The manpage is correct, but we've yet to see it used properly in
the code with the exception of ata, and even with ata we're not
sure if it's needed.

Basically the idea is that at a certain depth into the kernel you
start using the M_AWAIT parameter when requesting certain resources.
Since that removes the possiblity of blocking you can feel safe holding
a mutex over these lower parts of the code, then only releasing your
mutex later.  If a resource shortage is detected then you can call
await and retry later.

1) from sleep(9):

     to actually wait for the previously queued wait condition.  If asleep()
     is called several times, only the most recent call is effective.
     asleep() may be called with an ident value of NULL to remove any previ-
     ously queued condition.

Basically, there's a chance you may clobber previous calls to asleep,
this is somewhat unlikely since most shortages or blocking when 
some 'NOBLOCK' flag is passed in should immediately return.

Somewhat of a concern, but it really is unlikely to be a problem.
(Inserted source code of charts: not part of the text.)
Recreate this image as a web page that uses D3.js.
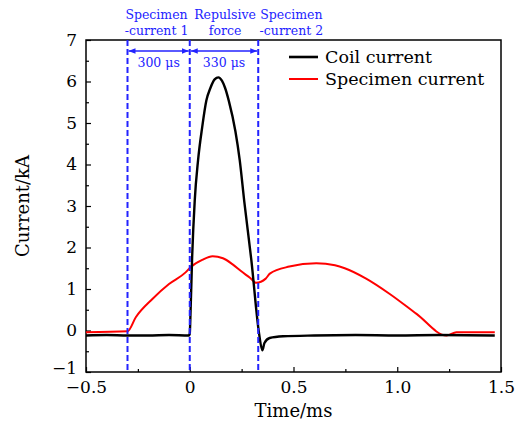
<!DOCTYPE html>
<html>
<head>
<meta charset="utf-8">
<script src="https://cdn.jsdelivr.net/npm/d3@7"></script>
<style>
  body { margin: 0; background: #fff; }
  svg text { font-family: "DejaVu Serif", "Liberation Serif", serif; }
</style>
</head>
<body>
<div id="chart"></div>
<script>
// coil current (kA) vs time (ms)
var coilT = [-0.5, -0.4, -0.3, -0.2, -0.1, -0.005, 0.0, 0.003, 0.011, 0.024, 0.04, 0.06, 0.08, 0.1, 0.12, 0.138, 0.155, 0.17, 0.188, 0.22, 0.241, 0.263, 0.297, 0.334, 0.35, 0.36, 0.385, 0.45, 0.6, 0.8, 1.0, 1.2, 1.47];
var coilV = [-0.12, -0.11, -0.12, -0.12, -0.11, -0.12, -0.08, 0.3, 1.69, 3.13, 4.1, 4.9, 5.54, 5.85, 6.05, 6.1, 6.02, 5.85, 5.54, 4.8, 4.1, 3.1, 1.69, -0.07, -0.48, -0.3, -0.18, -0.14, -0.12, -0.11, -0.12, -0.11, -0.12];

// specimen current (kA)
var specT = [-0.5, -0.3, -0.26, -0.18, -0.1, -0.02, 0.005, 0.06, 0.11, 0.16, 0.205, 0.25, 0.29, 0.32, 0.366, 0.386, 0.48, 0.61, 0.7, 0.747, 0.85, 0.964, 1.093, 1.237, 1.285, 1.47];
var specV = [-0.04, -0.02, 0.32, 0.76, 1.12, 1.40, 1.53, 1.7, 1.79, 1.74, 1.6, 1.42, 1.27, 1.15, 1.25, 1.37, 1.54, 1.62, 1.57, 1.5, 1.25, 0.88, 0.40, -0.12, -0.04, -0.04];

var xTicks = [-0.5, 0, 0.5, 1.0, 1.5];
var xTickLabels = ["\u22120.5", "0", "0.5", "1.0", "1.5"];
var yTicks = [-1, 0, 1, 2, 3, 4, 5, 6, 7];

// stage boundaries (ms) and annotations
var bounds = [-0.3, 0, 0.33];
var spans = ["300 \u03bcs", "330 \u03bcs"];
var stageTop = [["Specimen", "-current 1"], ["Repulsive", "force"], ["Specimen", "-current 2"]];
var stageMid = [-0.16, 0.17, 0.49];

var seriesNames = ["Coil current", "Specimen current"];
var seriesColors = ["#000", "#ff0000"];

var width = 522, height = 426;
var mLeft = 86, mRight = 501, mTop = 40, mBottom = 372;

var svg = d3.select("#chart").append("svg")
    .attr("width", width)
    .attr("height", height);

var x = d3.scaleLinear().domain([-0.5, 1.5]).range([mLeft, mRight]);
var y = d3.scaleLinear().domain([-1, 7]).range([mBottom, mTop]);

// axes, ticks inward
var xAxis = d3.axisBottom(x).tickValues(xTicks).tickSize(-5).tickPadding(9)
    .tickFormat(function(d, i) { return xTickLabels[i]; });
var gx = svg.append("g").attr("transform", "translate(0," + mBottom + ")").call(xAxis);
svg.append("g").attr("transform", "translate(0," + mBottom + ")")
    .call(d3.axisBottom(x).tickValues(d3.range(-0.25, 1.5, 0.5)).tickSize(-3).tickFormat(""));

var yAxis = d3.axisLeft(y).tickValues(yTicks).tickSize(-5).tickPadding(9)
    .tickFormat(function(d) { return d < 0 ? "\u2212" + (-d) : d; });
var gy = svg.append("g").attr("transform", "translate(" + mLeft + ",0)").call(yAxis);
svg.append("g").attr("transform", "translate(" + mLeft + ",0)")
    .call(d3.axisLeft(y).tickValues(d3.range(-0.5, 7, 1)).tickSize(-3).tickFormat(""));

svg.selectAll(".domain").remove();
svg.selectAll(".tick line").attr("stroke", "#000").attr("stroke-width", 1.2);
gx.selectAll("text").attr("font-size", 17).attr("fill", "#000");
gy.selectAll("text").attr("font-size", 17).attr("fill", "#000")
    .attr("dy", function(d) { return d === -1 ? "0.1em" : "0.32em"; });

// frame
svg.append("rect")
    .attr("x", mLeft).attr("y", mTop)
    .attr("width", mRight - mLeft).attr("height", mBottom - mTop)
    .attr("fill", "none").attr("stroke", "#000").attr("stroke-width", 1.5);

// axis titles
svg.append("text")
    .attr("x", (mLeft + mRight) / 2).attr("y", 417)
    .attr("text-anchor", "middle").attr("font-size", 18)
    .text("Time/ms");
svg.append("text")
    .attr("transform", "translate(29," + ((mTop + mBottom) / 2) + ") rotate(-90)")
    .attr("text-anchor", "middle").attr("font-size", 18)
    .text("Current/kA");

// curves
var line = d3.line()
    .x(function(d) { return x(d[0]); })
    .y(function(d) { return y(d[1]); })
    .curve(d3.curveMonotoneX);

svg.append("path")
    .datum(specT.map(function(t, i) { return [t, specV[i]]; }))
    .attr("d", line)
    .attr("fill", "none").attr("stroke", seriesColors[1]).attr("stroke-width", 2);

svg.append("path")
    .datum(coilT.map(function(t, i) { return [t, coilV[i]]; }))
    .attr("d", line)
    .attr("fill", "none").attr("stroke", seriesColors[0]).attr("stroke-width", 2.4);

// stage boundaries
var blue = "#2323ff";
svg.selectAll(".bound").data(bounds).enter().append("line")
    .attr("x1", function(d) { return x(d); }).attr("x2", function(d) { return x(d); })
    .attr("y1", mTop).attr("y2", mBottom)
    .attr("stroke", blue).attr("stroke-width", 2).attr("stroke-dasharray", "6,3");

// arrows
var defs = svg.append("defs");
defs.append("marker").attr("id", "ah").attr("viewBox", "0 0 10 10")
    .attr("refX", 10).attr("refY", 5).attr("markerWidth", 7).attr("markerHeight", 7)
    .attr("orient", "auto-start-reverse").attr("markerUnits", "userSpaceOnUse")
    .append("path").attr("d", "M0,1 L10,5 L0,9 Z").attr("fill", blue);

var arrowY = 51;
for (var i = 0; i < spans.length; i++) {
  svg.append("line")
      .attr("x1", x(bounds[i]) + 1).attr("x2", x(bounds[i + 1]) - 1)
      .attr("y1", arrowY).attr("y2", arrowY)
      .attr("stroke", blue).attr("stroke-width", 1.5)
      .attr("marker-start", "url(#ah)").attr("marker-end", "url(#ah)");
  svg.append("text")
      .attr("x", (x(bounds[i]) + x(bounds[i + 1])) / 2).attr("y", 67)
      .attr("text-anchor", "middle").attr("font-size", 12.5).attr("fill", blue)
      .text(spans[i]);
}

stageTop.forEach(function(lines, i) {
  var cx = x(stageMid[i]);
  var t = svg.append("text")
      .attr("text-anchor", "middle").attr("font-size", 12.5).attr("fill", blue);
  t.append("tspan").attr("x", cx).attr("y", 19).text(lines[0]);
  t.append("tspan").attr("x", cx).attr("y", 35).text(lines[1]);
});

// legend
seriesNames.forEach(function(name, i) {
  var ly = 57 + i * 22;
  svg.append("line")
      .attr("x1", 289).attr("x2", 318).attr("y1", ly).attr("y2", ly)
      .attr("stroke", seriesColors[i]).attr("stroke-width", i === 0 ? 2.6 : 2);
  svg.append("text")
      .attr("x", 325).attr("y", ly + 6)
      .attr("font-size", 17.5).text(name);
});
</script>
</body>
</html>
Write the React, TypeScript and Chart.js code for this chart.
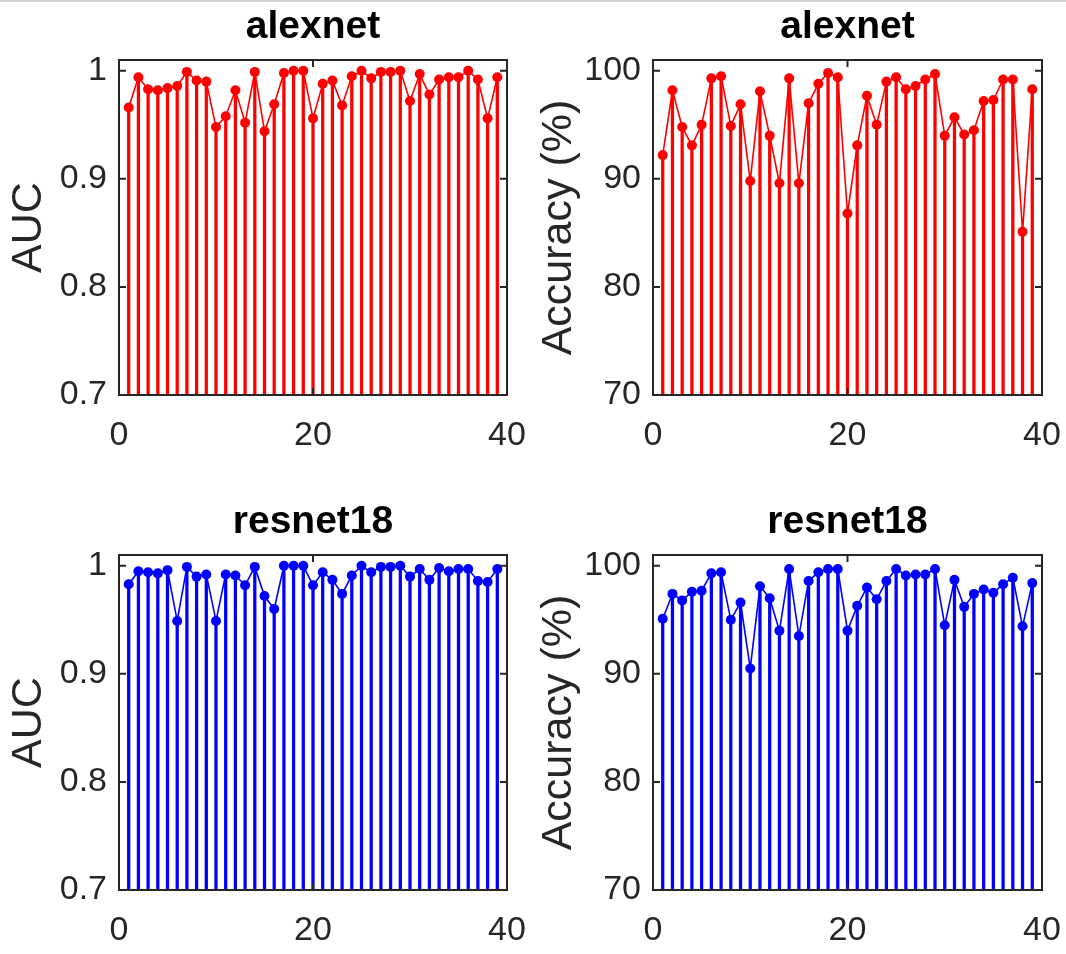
import React, { useEffect, useRef } from "react";
import { Chart, registerables } from "chart.js";

Chart.register(...registerables);

// ---------- data ----------
const runs = [1, 2, 3, 4, 5, 6, 7, 8, 9, 10, 11, 12, 13, 14, 15, 16, 17, 18, 19, 20, 21, 22, 23, 24, 25, 26, 27, 28, 29, 30, 31, 32, 33, 34, 35, 36, 37, 38, 39];

const alexnetAUC = [0.966, 0.994, 0.983, 0.982, 0.984, 0.986, 0.999, 0.991, 0.990, 0.948, 0.958, 0.982, 0.952, 0.999, 0.944, 0.969, 0.998, 1.000, 1.000, 0.956, 0.988, 0.991, 0.968, 0.995, 1.000, 0.993, 0.999, 0.999, 1.000, 0.972, 0.997, 0.978, 0.992, 0.994, 0.994, 1.000, 0.992, 0.956, 0.994];
const alexnetAcc = [92.2, 98.2, 94.8, 93.1, 95.0, 99.3, 99.5, 94.9, 96.9, 89.8, 98.1, 94.0, 89.6, 99.3, 89.6, 97.0, 98.8, 99.8, 99.4, 86.8, 93.1, 97.7, 95.0, 99.0, 99.4, 98.3, 98.6, 99.2, 99.7, 94.0, 95.7, 94.1, 94.5, 97.2, 97.3, 99.2, 99.2, 85.1, 98.3];
const resnetAUC = [0.983, 0.995, 0.994, 0.993, 0.996, 0.949, 0.999, 0.990, 0.992, 0.949, 0.992, 0.991, 0.982, 0.999, 0.972, 0.960, 1.000, 1.000, 1.000, 0.982, 0.994, 0.987, 0.974, 0.991, 1.000, 0.994, 0.999, 0.999, 1.000, 0.990, 0.997, 0.987, 0.998, 0.995, 0.997, 0.997, 0.986, 0.985, 0.997];
const resnetAcc = [95.1, 97.4, 96.8, 97.6, 97.7, 99.3, 99.4, 95.0, 96.6, 90.5, 98.1, 97.0, 94.0, 99.7, 93.5, 98.6, 99.4, 99.7, 99.7, 94.0, 96.3, 98.0, 96.9, 98.6, 99.7, 99.1, 99.2, 99.2, 99.7, 94.5, 98.7, 96.2, 97.4, 97.8, 97.5, 98.3, 98.9, 94.4, 98.4];

const xTicks = [0, 20, 40];
const aucTicks = [0.7, 0.8, 0.9, 1];
const accTicks = [70, 80, 90, 100];

const FONT = "'Liberation Sans', Arial, Helvetica, sans-serif";
const AXIS_COLOR = "#262626";

type PanelProps = {
  title: string;
  yLabel: string;
  values: number[];
  color: string;
  yMin: number;
  yMax: number;
  yTicks: number[];
  left: number;
  top: number;
  width: number;
  height: number;
  yAxisWidth: number;
  padRight: number;
  xAxisHeight: number;
  yTitlePad: number;
};

function Panel(p: PanelProps) {
  const ref = useRef<HTMLCanvasElement>(null);
  useEffect(() => {
    if (!ref.current) return;
    const boxPlugin = {
      id: "matlabBox",
      afterDatasetsDraw(chart: any) {
        const { ctx, chartArea: a, scales } = chart;
        const tl = 7;
        ctx.save();
        ctx.strokeStyle = AXIS_COLOR;
        ctx.lineWidth = 2;
        ctx.beginPath();
        for (const v of p.yTicks) {
          const py = scales.y.getPixelForValue(v);
          ctx.moveTo(a.left, py);
          ctx.lineTo(a.left + tl, py);
          ctx.moveTo(a.right, py);
          ctx.lineTo(a.right - tl, py);
        }
        for (const v of xTicks) {
          const px = scales.x.getPixelForValue(v);
          ctx.moveTo(px, a.bottom);
          ctx.lineTo(px, a.bottom - tl);
          ctx.moveTo(px, a.top);
          ctx.lineTo(px, a.top + tl);
        }
        ctx.stroke();
        ctx.strokeRect(a.left, a.top, a.right - a.left, a.bottom - a.top);
        ctx.restore();
      },
    };
    const points = runs.map((x, i) => ({ x, y: p.values[i] }));
    const chart = new Chart(ref.current, {
      type: "bar",
      data: {
        datasets: [
          {
            type: "line",
            data: points,
            borderColor: p.color,
            backgroundColor: p.color,
            borderWidth: 1.6,
            pointRadius: 5,
            pointBackgroundColor: p.color,
            pointBorderColor: p.color,
            pointBorderWidth: 0,
            tension: 0,
            clip: 10,
          } as any,
          {
            type: "bar",
            data: points,
            backgroundColor: p.color,
            borderWidth: 0,
            barThickness: 2.6,
            base: p.yMin,
            clip: 0,
          } as any,
        ],
      },
      options: {
        animation: false,
        responsive: false,
        events: [],
        layout: { padding: { left: 0, top: 0, right: p.padRight, bottom: 0 } },
        plugins: {
          legend: { display: false },
          tooltip: { enabled: false },
          title: {
            display: true,
            text: p.title,
            color: "#000000",
            fullSize: false,
            font: { family: FONT, size: 39, weight: "bold", lineHeight: 1 },
            padding: { top: 8, bottom: 13 },
          },
        },
        scales: {
          x: {
            type: "linear",
            min: 0,
            max: 40,
            offset: false,
            grid: { display: false, drawTicks: false },
            border: { display: false },
            ticks: {
              color: AXIS_COLOR,
              font: { family: FONT, size: 34, lineHeight: 2.2 },
              padding: 3,
              maxRotation: 0,
              autoSkip: false,
              callback: (v: any) => String(v),
            },
            afterBuildTicks: (s: any) => {
              s.ticks = xTicks.map((v) => ({ value: v }));
            },
            afterFit: (s: any) => {
              s.height = p.xAxisHeight;
            },
          },
          y: {
            type: "linear",
            min: p.yMin,
            max: p.yMax,
            grid: { display: false, drawTicks: false },
            border: { display: false },
            ticks: {
              color: AXIS_COLOR,
              font: { family: FONT, size: 34 },
              padding: 12,
              autoSkip: false,
              callback: (v: any) => String(v),
            },
            afterBuildTicks: (s: any) => {
              s.ticks = p.yTicks.map((v) => ({ value: v }));
            },
            afterFit: (s: any) => {
              s.width = p.yAxisWidth;
            },
            title: {
              display: true,
              text: p.yLabel,
              color: AXIS_COLOR,
              font: { family: FONT, size: 43, lineHeight: 1.2 },
              padding: { top: p.yTitlePad, bottom: 0 },
            },
          },
        },
      } as any,
      plugins: [boxPlugin],
    });
    return () => chart.destroy();
  }, []);
  return (
    <canvas
      ref={ref}
      width={p.width}
      height={p.height}
      style={{ position: "absolute", left: p.left, top: p.top, width: p.width, height: p.height, display: "block" }}
    />
  );
}

export default function App() {
  return (
    <div style={{ position: "absolute", left: 0, top: 0, width: 1066, height: 954, background: "#ffffff", overflow: "hidden" }}>
      <div style={{ position: "absolute", left: 0, top: 0, width: 1066, height: 2, background: "#d4d4d4" }} />
      <Panel title="alexnet" yLabel="AUC" values={alexnetAUC} color="#ff0000" yMin={0.7} yMax={1.01} yTicks={aucTicks}
        left={0} top={0} width={533} height={495} yAxisWidth={119} padRight={26} xAxisHeight={100} yTitlePad={3} />
      <Panel title="alexnet" yLabel="Accuracy (%)" values={alexnetAcc} color="#ff0000" yMin={70} yMax={101} yTicks={accTicks}
        left={533} top={0} width={533} height={495} yAxisWidth={120} padRight={24} xAxisHeight={100} yTitlePad={0} />
      <Panel title="resnet18" yLabel="AUC" values={resnetAUC} color="#0000ff" yMin={0.7} yMax={1.01} yTicks={aucTicks}
        left={0} top={495} width={533} height={459} yAxisWidth={119} padRight={26} xAxisHeight={64} yTitlePad={3} />
      <Panel title="resnet18" yLabel="Accuracy (%)" values={resnetAcc} color="#0000ff" yMin={70} yMax={101} yTicks={accTicks}
        left={533} top={495} width={533} height={459} yAxisWidth={120} padRight={24} xAxisHeight={64} yTitlePad={0} />
    </div>
  );
}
2) most things you'd use mawait for would be under a lock already,
since it's under a lock, you must context switch anyway, there's
no "optimized out" sleep, because first the interrupt will block
on your mutex, then you'll get to run, when you drop your mutex
the interrupt will then run.  If you do this with msleep or masleep
the effect is the same.

3) no one uses it! :)

4) most anything you need asleep for could probably be done with
mutex/cv's.

I'm not going to axe it for a few days, this is a really amazing
API that Matt added, the problem is utility and useage over code
complexity.

It's just a proposal.

-- 
-Alfred Perlstein - [bright@wintelcom.net|alfred@freebsd.org]
"I have the heart of a child; I keep it in a jar on my desk."